§ **WRITTEN INSTRUCTION**: Return all the data below as it stands, minus the pictures.

§ **DATA EXTRACT**:
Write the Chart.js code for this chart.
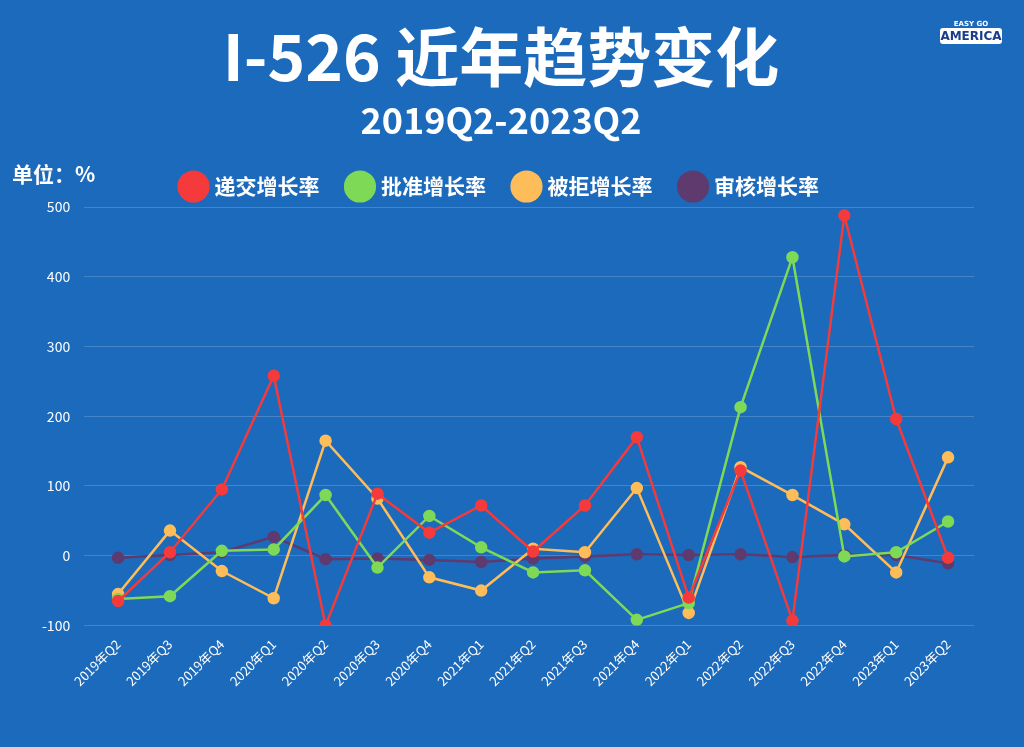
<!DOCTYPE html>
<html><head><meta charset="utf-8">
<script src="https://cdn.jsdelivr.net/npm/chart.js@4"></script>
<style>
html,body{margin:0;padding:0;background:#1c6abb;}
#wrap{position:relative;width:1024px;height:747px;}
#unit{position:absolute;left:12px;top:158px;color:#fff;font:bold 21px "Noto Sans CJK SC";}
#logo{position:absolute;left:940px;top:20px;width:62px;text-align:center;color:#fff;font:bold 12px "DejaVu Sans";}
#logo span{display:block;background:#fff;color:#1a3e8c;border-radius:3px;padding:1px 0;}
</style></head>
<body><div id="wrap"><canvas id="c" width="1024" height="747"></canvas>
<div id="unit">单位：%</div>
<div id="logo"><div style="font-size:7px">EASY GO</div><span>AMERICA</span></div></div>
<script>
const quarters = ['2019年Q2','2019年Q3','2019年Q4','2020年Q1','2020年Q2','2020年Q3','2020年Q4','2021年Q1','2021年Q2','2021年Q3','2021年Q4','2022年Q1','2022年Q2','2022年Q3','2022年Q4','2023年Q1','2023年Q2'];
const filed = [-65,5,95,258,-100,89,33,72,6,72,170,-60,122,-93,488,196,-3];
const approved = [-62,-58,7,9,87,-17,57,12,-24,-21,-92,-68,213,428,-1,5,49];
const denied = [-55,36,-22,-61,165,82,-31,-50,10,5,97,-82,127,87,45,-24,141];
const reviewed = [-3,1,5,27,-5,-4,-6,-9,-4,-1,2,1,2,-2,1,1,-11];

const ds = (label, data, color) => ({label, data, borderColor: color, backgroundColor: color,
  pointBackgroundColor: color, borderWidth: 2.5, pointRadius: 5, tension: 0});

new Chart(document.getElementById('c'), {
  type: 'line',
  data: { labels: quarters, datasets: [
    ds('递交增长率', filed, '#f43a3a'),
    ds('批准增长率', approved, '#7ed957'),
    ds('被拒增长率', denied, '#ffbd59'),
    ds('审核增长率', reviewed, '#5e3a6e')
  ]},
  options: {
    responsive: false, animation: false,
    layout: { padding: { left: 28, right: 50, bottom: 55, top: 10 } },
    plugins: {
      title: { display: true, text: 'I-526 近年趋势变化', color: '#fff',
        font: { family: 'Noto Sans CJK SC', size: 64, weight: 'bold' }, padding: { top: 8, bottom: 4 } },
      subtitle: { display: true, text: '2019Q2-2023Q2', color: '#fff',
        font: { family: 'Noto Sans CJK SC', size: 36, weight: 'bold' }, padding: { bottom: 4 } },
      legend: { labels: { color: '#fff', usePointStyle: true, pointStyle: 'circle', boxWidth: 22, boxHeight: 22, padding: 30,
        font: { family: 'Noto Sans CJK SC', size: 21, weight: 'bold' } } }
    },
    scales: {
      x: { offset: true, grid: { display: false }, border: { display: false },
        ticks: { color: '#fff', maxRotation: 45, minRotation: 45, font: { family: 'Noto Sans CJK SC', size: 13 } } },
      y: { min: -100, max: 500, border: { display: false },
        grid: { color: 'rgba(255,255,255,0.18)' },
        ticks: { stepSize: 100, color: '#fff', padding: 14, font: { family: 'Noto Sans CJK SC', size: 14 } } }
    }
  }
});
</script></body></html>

§ **TASK SOLUTION**:
Write the Chart.js code for this chart.
<!DOCTYPE html>
<html><head><meta charset="utf-8">
<script src="https://cdn.jsdelivr.net/npm/chart.js@4"></script>
<style>
html,body{margin:0;padding:0;background:#1c6abb;}
#wrap{position:relative;width:1024px;height:747px;}
#unit{position:absolute;left:12px;top:158px;color:#fff;font:bold 21px "Noto Sans CJK SC";}
#logo{position:absolute;left:940px;top:20px;width:62px;text-align:center;color:#fff;font:bold 12px "DejaVu Sans";}
#logo span{display:block;background:#fff;color:#1a3e8c;border-radius:3px;padding:1px 0;}
</style></head>
<body><div id="wrap"><canvas id="c" width="1024" height="747"></canvas>
<div id="unit">单位：%</div>
<div id="logo"><div style="font-size:7px">EASY GO</div><span>AMERICA</span></div></div>
<script>
const quarters = ['2019年Q2','2019年Q3','2019年Q4','2020年Q1','2020年Q2','2020年Q3','2020年Q4','2021年Q1','2021年Q2','2021年Q3','2021年Q4','2022年Q1','2022年Q2','2022年Q3','2022年Q4','2023年Q1','2023年Q2'];
const filed = [-65,5,95,258,-100,89,33,72,6,72,170,-60,122,-93,488,196,-3];
const approved = [-62,-58,7,9,87,-17,57,12,-24,-21,-92,-68,213,428,-1,5,49];
const denied = [-55,36,-22,-61,165,82,-31,-50,10,5,97,-82,127,87,45,-24,141];
const reviewed = [-3,1,5,27,-5,-4,-6,-9,-4,-1,2,1,2,-2,1,1,-11];

const ds = (label, data, color) => ({label, data, borderColor: color, backgroundColor: color,
  pointBackgroundColor: color, borderWidth: 2.5, pointRadius: 5, tension: 0});

new Chart(document.getElementById('c'), {
  type: 'line',
  data: { labels: quarters, datasets: [
    ds('递交增长率', filed, '#f43a3a'),
    ds('批准增长率', approved, '#7ed957'),
    ds('被拒增长率', denied, '#ffbd59'),
    ds('审核增长率', reviewed, '#5e3a6e')
  ]},
  options: {
    responsive: false, animation: false,
    layout: { padding: { left: 28, right: 50, bottom: 55, top: 10 } },
    plugins: {
      title: { display: true, text: 'I-526 近年趋势变化', color: '#fff',
        font: { family: 'Noto Sans CJK SC', size: 64, weight: 'bold' }, padding: { top: 8, bottom: 4 } },
      subtitle: { display: true, text: '2019Q2-2023Q2', color: '#fff',
        font: { family: 'Noto Sans CJK SC', size: 36, weight: 'bold' }, padding: { bottom: 4 } },
      legend: { labels: { color: '#fff', usePointStyle: true, pointStyle: 'circle', boxWidth: 22, boxHeight: 22, padding: 30,
        font: { family: 'Noto Sans CJK SC', size: 21, weight: 'bold' } } }
    },
    scales: {
      x: { offset: true, grid: { display: false }, border: { display: false },
        ticks: { color: '#fff', maxRotation: 45, minRotation: 45, font: { family: 'Noto Sans CJK SC', size: 13 } } },
      y: { min: -100, max: 500, border: { display: false },
        grid: { color: 'rgba(255,255,255,0.18)' },
        ticks: { stepSize: 100, color: '#fff', padding: 14, font: { family: 'Noto Sans CJK SC', size: 14 } } }
    }
  }
});
</script></body></html>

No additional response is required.